## Begin Source material

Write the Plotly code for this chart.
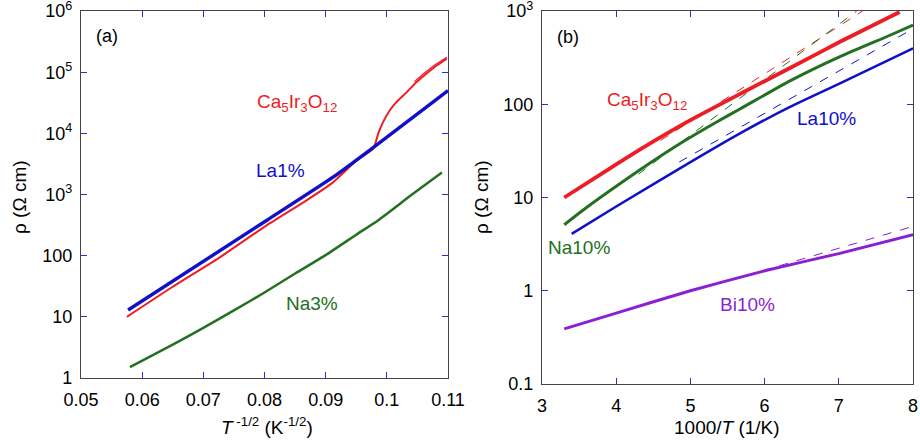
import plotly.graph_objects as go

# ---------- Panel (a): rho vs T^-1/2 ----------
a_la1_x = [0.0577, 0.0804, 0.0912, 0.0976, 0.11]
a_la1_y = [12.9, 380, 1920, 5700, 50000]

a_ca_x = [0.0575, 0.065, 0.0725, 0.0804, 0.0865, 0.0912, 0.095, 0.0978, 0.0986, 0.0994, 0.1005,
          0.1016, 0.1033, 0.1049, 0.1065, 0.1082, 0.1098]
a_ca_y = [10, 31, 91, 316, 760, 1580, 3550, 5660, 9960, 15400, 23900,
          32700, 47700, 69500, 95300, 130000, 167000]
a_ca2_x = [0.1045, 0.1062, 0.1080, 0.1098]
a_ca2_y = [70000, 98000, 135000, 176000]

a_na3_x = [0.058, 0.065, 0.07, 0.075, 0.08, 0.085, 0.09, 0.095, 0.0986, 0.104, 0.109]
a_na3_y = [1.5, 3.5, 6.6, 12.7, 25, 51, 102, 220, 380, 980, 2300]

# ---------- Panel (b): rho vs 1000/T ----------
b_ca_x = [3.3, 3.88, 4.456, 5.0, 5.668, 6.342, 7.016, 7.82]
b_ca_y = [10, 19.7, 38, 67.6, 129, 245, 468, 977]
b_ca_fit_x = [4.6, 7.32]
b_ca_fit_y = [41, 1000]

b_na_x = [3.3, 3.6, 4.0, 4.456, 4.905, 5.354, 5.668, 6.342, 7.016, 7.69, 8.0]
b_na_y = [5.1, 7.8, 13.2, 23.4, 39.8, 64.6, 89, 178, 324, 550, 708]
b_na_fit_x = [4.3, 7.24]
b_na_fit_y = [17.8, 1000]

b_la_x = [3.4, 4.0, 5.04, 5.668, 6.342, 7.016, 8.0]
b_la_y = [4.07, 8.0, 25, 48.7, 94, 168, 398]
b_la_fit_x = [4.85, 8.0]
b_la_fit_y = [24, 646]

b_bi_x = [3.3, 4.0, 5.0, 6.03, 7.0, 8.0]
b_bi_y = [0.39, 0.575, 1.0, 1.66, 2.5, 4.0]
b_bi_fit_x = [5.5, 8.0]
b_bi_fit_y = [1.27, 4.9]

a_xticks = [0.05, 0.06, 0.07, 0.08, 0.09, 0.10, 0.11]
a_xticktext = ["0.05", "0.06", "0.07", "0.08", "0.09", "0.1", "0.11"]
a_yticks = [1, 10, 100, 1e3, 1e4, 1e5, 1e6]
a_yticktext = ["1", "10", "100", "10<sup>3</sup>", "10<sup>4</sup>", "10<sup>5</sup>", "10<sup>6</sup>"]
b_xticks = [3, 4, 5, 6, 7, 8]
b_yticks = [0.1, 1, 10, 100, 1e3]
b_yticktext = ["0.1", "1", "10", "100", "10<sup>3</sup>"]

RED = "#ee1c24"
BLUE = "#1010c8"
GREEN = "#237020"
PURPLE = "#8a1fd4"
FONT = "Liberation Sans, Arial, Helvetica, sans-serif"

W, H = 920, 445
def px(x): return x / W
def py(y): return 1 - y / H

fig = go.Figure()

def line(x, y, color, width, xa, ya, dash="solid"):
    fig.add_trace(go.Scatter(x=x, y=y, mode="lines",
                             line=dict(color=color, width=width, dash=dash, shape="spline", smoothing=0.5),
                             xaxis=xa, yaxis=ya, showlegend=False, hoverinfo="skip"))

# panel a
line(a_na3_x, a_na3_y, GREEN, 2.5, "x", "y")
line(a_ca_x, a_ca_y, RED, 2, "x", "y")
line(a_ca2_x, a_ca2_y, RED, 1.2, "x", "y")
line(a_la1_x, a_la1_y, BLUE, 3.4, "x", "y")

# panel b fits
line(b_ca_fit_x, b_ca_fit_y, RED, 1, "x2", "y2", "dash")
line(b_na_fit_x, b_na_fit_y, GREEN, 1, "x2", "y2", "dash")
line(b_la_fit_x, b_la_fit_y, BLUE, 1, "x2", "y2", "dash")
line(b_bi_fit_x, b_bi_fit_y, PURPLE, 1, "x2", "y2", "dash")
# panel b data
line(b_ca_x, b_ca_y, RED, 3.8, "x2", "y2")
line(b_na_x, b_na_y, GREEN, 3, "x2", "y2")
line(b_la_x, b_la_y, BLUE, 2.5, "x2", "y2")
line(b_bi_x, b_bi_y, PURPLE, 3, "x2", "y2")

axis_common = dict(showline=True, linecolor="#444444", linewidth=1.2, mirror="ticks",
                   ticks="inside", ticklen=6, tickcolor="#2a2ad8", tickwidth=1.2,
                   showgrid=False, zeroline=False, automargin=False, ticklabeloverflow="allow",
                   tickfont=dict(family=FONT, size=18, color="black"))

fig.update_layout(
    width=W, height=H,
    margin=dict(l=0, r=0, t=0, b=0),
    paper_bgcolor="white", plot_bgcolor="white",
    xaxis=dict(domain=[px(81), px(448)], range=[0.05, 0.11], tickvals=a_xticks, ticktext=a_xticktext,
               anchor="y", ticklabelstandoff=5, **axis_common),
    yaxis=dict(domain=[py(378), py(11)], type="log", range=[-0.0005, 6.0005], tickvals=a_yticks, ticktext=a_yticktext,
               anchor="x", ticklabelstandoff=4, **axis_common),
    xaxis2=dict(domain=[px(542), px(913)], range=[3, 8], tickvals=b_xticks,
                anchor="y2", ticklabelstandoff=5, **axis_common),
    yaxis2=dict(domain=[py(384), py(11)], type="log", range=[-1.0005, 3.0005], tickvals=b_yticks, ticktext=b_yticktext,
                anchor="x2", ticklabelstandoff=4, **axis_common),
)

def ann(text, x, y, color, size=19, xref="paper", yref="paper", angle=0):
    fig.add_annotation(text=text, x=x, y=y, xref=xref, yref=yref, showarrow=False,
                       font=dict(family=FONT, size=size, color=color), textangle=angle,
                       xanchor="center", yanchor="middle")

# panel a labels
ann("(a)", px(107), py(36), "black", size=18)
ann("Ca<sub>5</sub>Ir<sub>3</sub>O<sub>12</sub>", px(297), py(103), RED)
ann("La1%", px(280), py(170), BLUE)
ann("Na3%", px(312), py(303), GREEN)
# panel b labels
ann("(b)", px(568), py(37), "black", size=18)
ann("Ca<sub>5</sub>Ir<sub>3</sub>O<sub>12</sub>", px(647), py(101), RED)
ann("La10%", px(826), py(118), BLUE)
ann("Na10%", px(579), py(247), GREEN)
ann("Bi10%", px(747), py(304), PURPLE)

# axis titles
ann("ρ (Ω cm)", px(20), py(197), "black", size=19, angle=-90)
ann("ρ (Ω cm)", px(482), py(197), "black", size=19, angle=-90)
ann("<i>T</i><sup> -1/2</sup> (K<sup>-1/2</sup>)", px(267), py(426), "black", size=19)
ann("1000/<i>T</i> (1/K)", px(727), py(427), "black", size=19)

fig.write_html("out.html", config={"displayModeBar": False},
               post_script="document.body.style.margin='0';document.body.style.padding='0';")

## End Source material

## Written request
Quote the material in full and exactly; do not carry over its pictures.

## Solved exercise
Write the Plotly code for this chart.
import plotly.graph_objects as go

# ---------- Panel (a): rho vs T^-1/2 ----------
a_la1_x = [0.0577, 0.0804, 0.0912, 0.0976, 0.11]
a_la1_y = [12.9, 380, 1920, 5700, 50000]

a_ca_x = [0.0575, 0.065, 0.0725, 0.0804, 0.0865, 0.0912, 0.095, 0.0978, 0.0986, 0.0994, 0.1005,
          0.1016, 0.1033, 0.1049, 0.1065, 0.1082, 0.1098]
a_ca_y = [10, 31, 91, 316, 760, 1580, 3550, 5660, 9960, 15400, 23900,
          32700, 47700, 69500, 95300, 130000, 167000]
a_ca2_x = [0.1045, 0.1062, 0.1080, 0.1098]
a_ca2_y = [70000, 98000, 135000, 176000]

a_na3_x = [0.058, 0.065, 0.07, 0.075, 0.08, 0.085, 0.09, 0.095, 0.0986, 0.104, 0.109]
a_na3_y = [1.5, 3.5, 6.6, 12.7, 25, 51, 102, 220, 380, 980, 2300]

# ---------- Panel (b): rho vs 1000/T ----------
b_ca_x = [3.3, 3.88, 4.456, 5.0, 5.668, 6.342, 7.016, 7.82]
b_ca_y = [10, 19.7, 38, 67.6, 129, 245, 468, 977]
b_ca_fit_x = [4.6, 7.32]
b_ca_fit_y = [41, 1000]

b_na_x = [3.3, 3.6, 4.0, 4.456, 4.905, 5.354, 5.668, 6.342, 7.016, 7.69, 8.0]
b_na_y = [5.1, 7.8, 13.2, 23.4, 39.8, 64.6, 89, 178, 324, 550, 708]
b_na_fit_x = [4.3, 7.24]
b_na_fit_y = [17.8, 1000]

b_la_x = [3.4, 4.0, 5.04, 5.668, 6.342, 7.016, 8.0]
b_la_y = [4.07, 8.0, 25, 48.7, 94, 168, 398]
b_la_fit_x = [4.85, 8.0]
b_la_fit_y = [24, 646]

b_bi_x = [3.3, 4.0, 5.0, 6.03, 7.0, 8.0]
b_bi_y = [0.39, 0.575, 1.0, 1.66, 2.5, 4.0]
b_bi_fit_x = [5.5, 8.0]
b_bi_fit_y = [1.27, 4.9]

a_xticks = [0.05, 0.06, 0.07, 0.08, 0.09, 0.10, 0.11]
a_xticktext = ["0.05", "0.06", "0.07", "0.08", "0.09", "0.1", "0.11"]
a_yticks = [1, 10, 100, 1e3, 1e4, 1e5, 1e6]
a_yticktext = ["1", "10", "100", "10<sup>3</sup>", "10<sup>4</sup>", "10<sup>5</sup>", "10<sup>6</sup>"]
b_xticks = [3, 4, 5, 6, 7, 8]
b_yticks = [0.1, 1, 10, 100, 1e3]
b_yticktext = ["0.1", "1", "10", "100", "10<sup>3</sup>"]

RED = "#ee1c24"
BLUE = "#1010c8"
GREEN = "#237020"
PURPLE = "#8a1fd4"
FONT = "Liberation Sans, Arial, Helvetica, sans-serif"

W, H = 920, 445
def px(x): return x / W
def py(y): return 1 - y / H

fig = go.Figure()

def line(x, y, color, width, xa, ya, dash="solid"):
    fig.add_trace(go.Scatter(x=x, y=y, mode="lines",
                             line=dict(color=color, width=width, dash=dash, shape="spline", smoothing=0.5),
                             xaxis=xa, yaxis=ya, showlegend=False, hoverinfo="skip"))

# panel a
line(a_na3_x, a_na3_y, GREEN, 2.5, "x", "y")
line(a_ca_x, a_ca_y, RED, 2, "x", "y")
line(a_ca2_x, a_ca2_y, RED, 1.2, "x", "y")
line(a_la1_x, a_la1_y, BLUE, 3.4, "x", "y")

# panel b fits
line(b_ca_fit_x, b_ca_fit_y, RED, 1, "x2", "y2", "dash")
line(b_na_fit_x, b_na_fit_y, GREEN, 1, "x2", "y2", "dash")
line(b_la_fit_x, b_la_fit_y, BLUE, 1, "x2", "y2", "dash")
line(b_bi_fit_x, b_bi_fit_y, PURPLE, 1, "x2", "y2", "dash")
# panel b data
line(b_ca_x, b_ca_y, RED, 3.8, "x2", "y2")
line(b_na_x, b_na_y, GREEN, 3, "x2", "y2")
line(b_la_x, b_la_y, BLUE, 2.5, "x2", "y2")
line(b_bi_x, b_bi_y, PURPLE, 3, "x2", "y2")

axis_common = dict(showline=True, linecolor="#444444", linewidth=1.2, mirror="ticks",
                   ticks="inside", ticklen=6, tickcolor="#2a2ad8", tickwidth=1.2,
                   showgrid=False, zeroline=False, automargin=False, ticklabeloverflow="allow",
                   tickfont=dict(family=FONT, size=18, color="black"))

fig.update_layout(
    width=W, height=H,
    margin=dict(l=0, r=0, t=0, b=0),
    paper_bgcolor="white", plot_bgcolor="white",
    xaxis=dict(domain=[px(81), px(448)], range=[0.05, 0.11], tickvals=a_xticks, ticktext=a_xticktext,
               anchor="y", ticklabelstandoff=5, **axis_common),
    yaxis=dict(domain=[py(378), py(11)], type="log", range=[-0.0005, 6.0005], tickvals=a_yticks, ticktext=a_yticktext,
               anchor="x", ticklabelstandoff=4, **axis_common),
    xaxis2=dict(domain=[px(542), px(913)], range=[3, 8], tickvals=b_xticks,
                anchor="y2", ticklabelstandoff=5, **axis_common),
    yaxis2=dict(domain=[py(384), py(11)], type="log", range=[-1.0005, 3.0005], tickvals=b_yticks, ticktext=b_yticktext,
                anchor="x2", ticklabelstandoff=4, **axis_common),
)

def ann(text, x, y, color, size=19, xref="paper", yref="paper", angle=0):
    fig.add_annotation(text=text, x=x, y=y, xref=xref, yref=yref, showarrow=False,
                       font=dict(family=FONT, size=size, color=color), textangle=angle,
                       xanchor="center", yanchor="middle")

# panel a labels
ann("(a)", px(107), py(36), "black", size=18)
ann("Ca<sub>5</sub>Ir<sub>3</sub>O<sub>12</sub>", px(297), py(103), RED)
ann("La1%", px(280), py(170), BLUE)
ann("Na3%", px(312), py(303), GREEN)
# panel b labels
ann("(b)", px(568), py(37), "black", size=18)
ann("Ca<sub>5</sub>Ir<sub>3</sub>O<sub>12</sub>", px(647), py(101), RED)
ann("La10%", px(826), py(118), BLUE)
ann("Na10%", px(579), py(247), GREEN)
ann("Bi10%", px(747), py(304), PURPLE)

# axis titles
ann("ρ (Ω cm)", px(20), py(197), "black", size=19, angle=-90)
ann("ρ (Ω cm)", px(482), py(197), "black", size=19, angle=-90)
ann("<i>T</i><sup> -1/2</sup> (K<sup>-1/2</sup>)", px(267), py(426), "black", size=19)
ann("1000/<i>T</i> (1/K)", px(727), py(427), "black", size=19)

fig.write_html("out.html", config={"displayModeBar": False},
               post_script="document.body.style.margin='0';document.body.style.padding='0';")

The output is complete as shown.